» AIM OF THE EXERCISE
Transcribe every line from the top down to the line with "(0,0) rectangle (448,350);", both ends included, but not the pictures.

» DATA
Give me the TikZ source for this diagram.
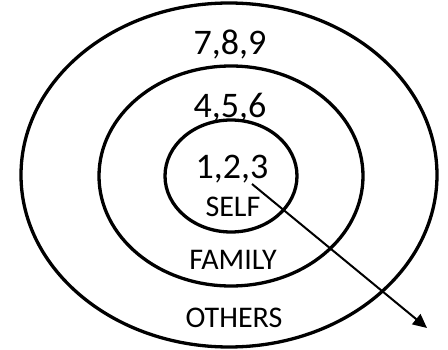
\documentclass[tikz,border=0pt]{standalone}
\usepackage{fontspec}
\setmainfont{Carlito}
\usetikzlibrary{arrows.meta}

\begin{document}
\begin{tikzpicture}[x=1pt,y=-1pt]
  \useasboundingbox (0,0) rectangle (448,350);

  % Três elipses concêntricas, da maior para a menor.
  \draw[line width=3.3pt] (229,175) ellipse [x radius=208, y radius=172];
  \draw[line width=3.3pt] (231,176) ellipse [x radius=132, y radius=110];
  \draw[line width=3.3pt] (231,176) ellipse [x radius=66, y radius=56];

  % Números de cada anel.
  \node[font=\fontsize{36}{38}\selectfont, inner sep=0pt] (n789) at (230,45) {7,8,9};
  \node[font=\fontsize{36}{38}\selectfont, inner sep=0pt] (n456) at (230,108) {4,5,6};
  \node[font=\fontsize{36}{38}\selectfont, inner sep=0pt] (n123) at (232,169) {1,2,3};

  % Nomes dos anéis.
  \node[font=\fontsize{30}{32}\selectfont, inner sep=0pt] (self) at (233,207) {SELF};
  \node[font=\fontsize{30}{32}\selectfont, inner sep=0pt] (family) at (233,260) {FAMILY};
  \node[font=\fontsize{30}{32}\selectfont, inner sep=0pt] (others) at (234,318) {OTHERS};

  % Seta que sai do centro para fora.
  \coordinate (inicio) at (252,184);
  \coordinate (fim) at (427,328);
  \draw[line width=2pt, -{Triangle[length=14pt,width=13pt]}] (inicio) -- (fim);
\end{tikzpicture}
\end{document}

» RESPONSE BELOW
Give me the TikZ source for this diagram.
\documentclass[tikz,border=0pt]{standalone}
\usepackage{fontspec}
\setmainfont{Carlito}
\usetikzlibrary{arrows.meta}

\begin{document}
\begin{tikzpicture}[x=1pt,y=-1pt]
  \useasboundingbox (0,0) rectangle (448,350);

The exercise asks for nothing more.